Will the Government commission and publish a full NCSC security audit before a single citizen is enrolled? Will they introduce an offence of digital identity theft that they, along with the previous Conservative Government, have so far resisted? The consultation proposes a universal unique identifier to link citizens across every departmental silo. Without strict legal guardrails, that identifier is the functional infrastructure of the national identity register that Parliament voted to abolish in 2011, and it is precisely the centralised data honeypot that hostile state actors would most wish to compromise. We need not mere parliamentary approval for services added to the app, but a statutory prohibition on bulk data matching across departments.

In summary, I put four questions to the Minister.

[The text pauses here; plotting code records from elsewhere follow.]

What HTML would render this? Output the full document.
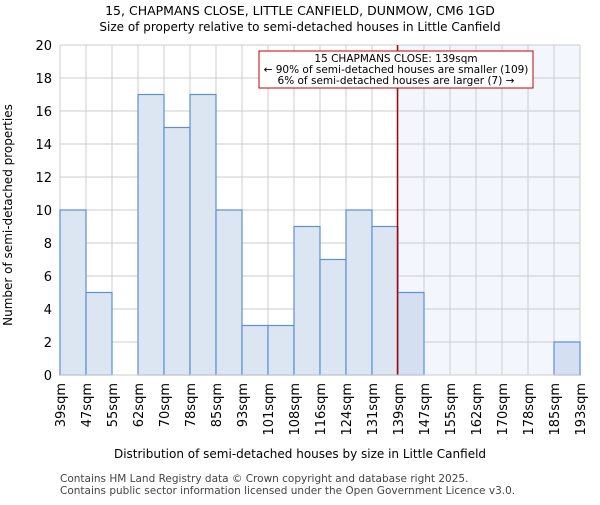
<!DOCTYPE html>
<html><head><meta charset="utf-8"><style>body{margin:0;background:#fff}svg{font-family:"DejaVu Sans","Liberation Sans",sans-serif}</style></head><body>
<svg width="600" height="500">
<g id="g"></g>
<text x="300" y="15" text-anchor="middle" font-size="12.5">15, CHAPMANS CLOSE, LITTLE CANFIELD, DUNMOW, CM6 1GD</text>
<text x="300" y="31" text-anchor="middle" font-size="12">Size of property relative to semi-detached houses in Little Canfield</text>
<text x="300" y="458" text-anchor="middle" font-size="12">Distribution of semi-detached houses by size in Little Canfield</text>
<text transform="translate(12,215) rotate(-90)" text-anchor="middle" font-size="12">Number of semi-detached properties</text>
<text x="60" y="482" font-size="10.5" fill="#444">Contains HM Land Registry data © Crown copyright and database right 2025.</text>
<text x="60" y="494" font-size="10.5" fill="#444">Contains public sector information licensed under the Open Government Licence v3.0.</text>
</svg>
<script>
const labels=["39sqm","47sqm","55sqm","62sqm","70sqm","78sqm","85sqm","93sqm","101sqm","108sqm","116sqm","124sqm","131sqm","139sqm","147sqm","155sqm","162sqm","170sqm","178sqm","185sqm","193sqm"];
const counts=[10,5,0,17,15,17,10,3,3,9,7,10,9,5,0,0,0,0,0,2];
const yTicks=[0,2,4,6,8,10,12,14,16,18,20];
const markerBin=13;
const X0=60,X1=580,Y0=375,Y1=45,bw=(X1-X0)/counts.length;
const x=i=>X0+i*bw, y=v=>Y0-(v/20)*(Y0-Y1);
const g=document.getElementById('g');const NS="http://www.w3.org/2000/svg";
function mk(t,a,p){const e=document.createElementNS(NS,t);for(const k in a)e.setAttribute(k,a[k]);(p||g).appendChild(e);return e;}
let e=mk('rect',{x:x(markerBin),y:Y1,width:X1-x(markerBin),height:Y0-Y1,fill:"#f3f6fd"});

yTicks.forEach(v=>{e=mk('line',{x1:X0,x2:X1,y1:y(v),y2:y(v),stroke:"#ccc"});
e=mk('text',{x:X0-8,y:y(v)+5,"text-anchor":"end","font-size":13});e.textContent=v;});
labels.forEach((l,i)=>{e=mk('line',{x1:x(i),x2:x(i),y1:Y1,y2:Y0,stroke:"#ccc"});
e=mk('text',{transform:`translate(${x(i)+5},${Y0+8}) rotate(-90)`,"text-anchor":"end","font-size":13});e.textContent=l;});
counts.forEach((c,i)=>{if(!c)return;e=mk('rect',{x:x(i),y:y(c),width:bw,height:Y0-y(c),fill:i>=markerBin?"#d4e0f2":"#dce6f2",stroke:"#5b8fd6","stroke-width":1.2});});
e=mk('line',{x1:x(markerBin)-0.5,x2:x(markerBin)-0.5,y1:Y1,y2:Y0,stroke:"#b00000","stroke-width":1.5});
e=mk('line',{x1:X0,x2:X1,y1:Y0,y2:Y0,stroke:"#ccc"});
e=mk('rect',{x:259,y:51,width:274,height:37,fill:"#fff",stroke:"#c00000"});
["15 CHAPMANS CLOSE: 139sqm","← 90% of semi-detached houses are smaller (109)","6% of semi-detached houses are larger (7) →"].forEach((t,i)=>{e=mk('text',{x:396,y:62+i*11,"text-anchor":"middle","font-size":10.5});e.textContent=t;});
</script>
</body></html>
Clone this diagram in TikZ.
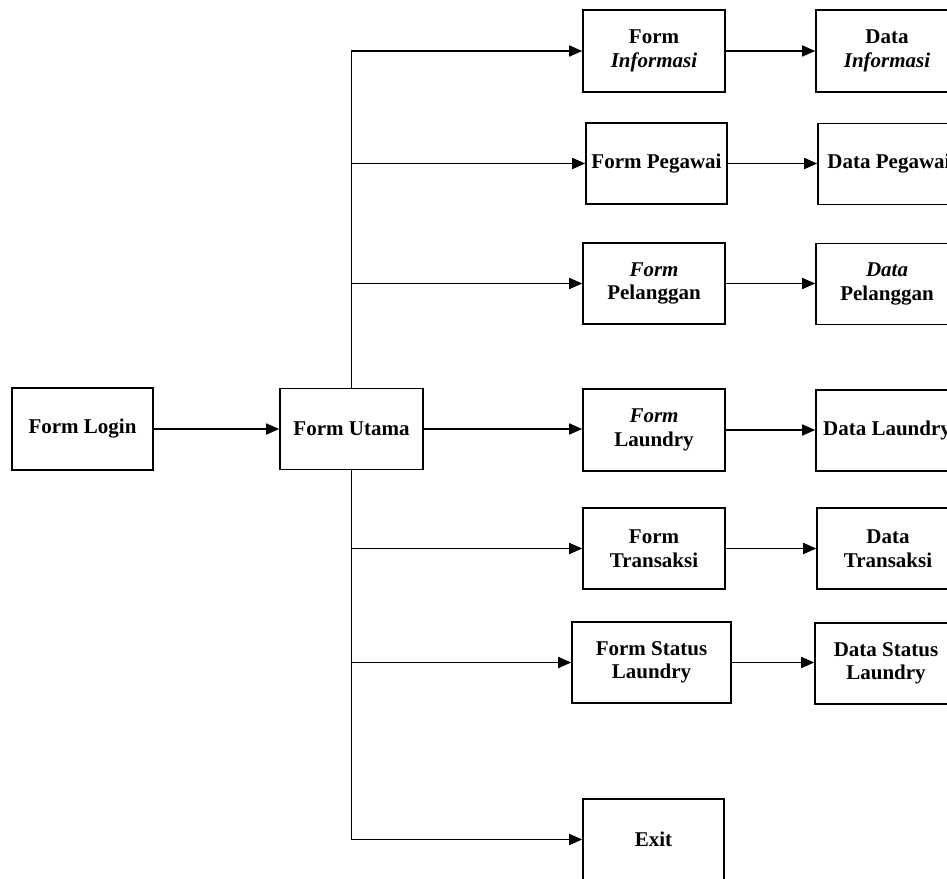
\documentclass[tikz,border=0pt]{standalone}
\usepackage{fontspec}
\setmainfont{Liberation Serif}
\usetikzlibrary{arrows.meta}
\begin{document}
\begin{tikzpicture}[x=1pt,y=-1pt,
  box/.style={draw=black, line width=1.6pt, rectangle, inner sep=0pt,
    minimum width=142pt, minimum height=81pt, align=center,
    font=\fontsize{21}{23.5}\selectfont\bfseries},
  arr/.style={draw=black, line width=1.6pt, -{Triangle[length=13pt,width=11pt]}},
  bus/.style={draw=black, line width=1.6pt}]
\useasboundingbox (0,0) rectangle (947,878);
\node[box, minimum width=141pt, minimum height=82pt] (login) at (82.5,429) {Form Login};
\node[box, minimum width=143pt] (utama) at (351.5,429) {Form Utama};
\node[box, minimum height=82pt] (finfo) at (654,51) {Form\\\itshape Informasi};
\node[box, minimum height=82pt] (dinfo) at (887,51) {Data\\\itshape Informasi};
\node[box, minimum width=141pt] (fpeg) at (656.5,163.5) {Form Pegawai};
\node[box] (dpeg) at (889,164) {Data Pegawai};
\node[box] (fpel) at (654,283.5) {\itshape Form\\Pelanggan};
\node[box] (dpel) at (887,284) {\itshape Data\\Pelanggan};
\node[box, minimum height=82pt] (flau) at (654,430) {\itshape Form\\\upshape Laundry};
\node[box] (dlau) at (887,430.5) {Data Laundry};
\node[box] (ftra) at (654,548.5) {Form\\Transaksi};
\node[box] (dtra) at (888,548.5) {Data\\Transaksi};
\node[box, minimum width=159pt] (fsta) at (651.5,662.5) {Form Status\\Laundry};
\node[box] (dsta) at (886,663.5) {Data Status\\Laundry};
\node[box, minimum width=141pt] (exit) at (653.5,839.5) {Exit};
% login to utama
\draw[arr] (login.east) -- (utama.west);
% bus branches
\draw[arr] (utama.north) |- (finfo.west);
\draw[arr] (utama.north) |- (fpeg.west);
\draw[arr] (utama.north) |- (fpel.west);
\draw[arr] (utama.east) -- (utama.east -| flau.west);
\draw[arr] (utama.south) |- (ftra.west);
\draw[arr] (utama.south) |- (fsta.west);
\draw[arr] (utama.south) |- (exit.west);
% form to data
\draw[arr] (finfo.east) -- (finfo.east -| dinfo.west);
\draw[arr] (fpeg.east) -- (fpeg.east -| dpeg.west);
\draw[arr] (fpel.east) -- (fpel.east -| dpel.west);
\draw[arr] (flau.east) -- (flau.east -| dlau.west);
\draw[arr] (ftra.east) -- (ftra.east -| dtra.west);
\draw[arr] (fsta.east) -- (fsta.east -| dsta.west);
\end{tikzpicture}
\end{document}
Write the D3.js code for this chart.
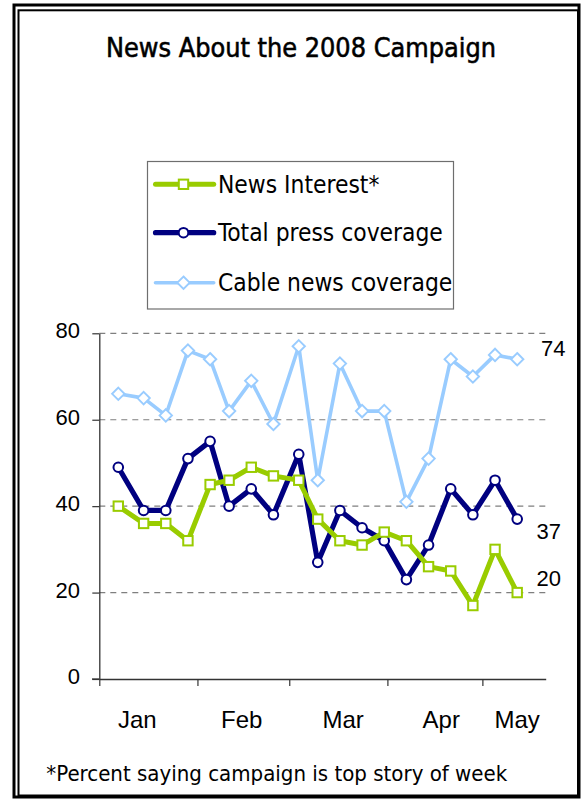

First, will the voluntary character of this scheme be placed in primary legislation, with an explicit prohibition on any future mandatory requirement without a further Act of Parliament? In that context, and as the noble Earl has mentioned, how mindful are the Government of the possible consequences for digital inclusion?

Secondly, the Home Office’s assurances on DVLA facial recognition mirrored word for word those given by the previous Government. Before the Minister can confirm the opposite, what statutory purpose limitation on digital identity data will be placed beyond the reach of secondary legislation?

Thirdly, will the Government provide a statutory guarantee that the universal unique identifier cannot be used for bulk data matching across departments without primary legislation?

Finally, will the Government publish an independently verified cost-benefit analysis before the Bill is introduced, and explain why £1.8 billion would not deliver greater public benefit directed to the NHS and front-line policing, for instance?

The Chief Secretary asked what it is that critics fear from a public consultation. We do not fear the consultation; what we fear is a fourth cycle of the same expensive failure, grand ambitions and insecure foundations—a creeping identifier that becomes the digital spine of state surveillance. But what we fear above all is a system whose data acquires uses never publicly intended by its creators. We have just watched that happen in this very Chamber with the DVLA database of images. We on these Benches will support voluntary, secure, properly costed modernisation of public services, but we will not accept warm ministerial words as a substitute for hard legislative limits. We need a state that is not merely digital by choice today but constitutionally prohibited from becoming compulsory tomorrow. On the evidence of this and last week’s proceedings, we are very far from that guarantee.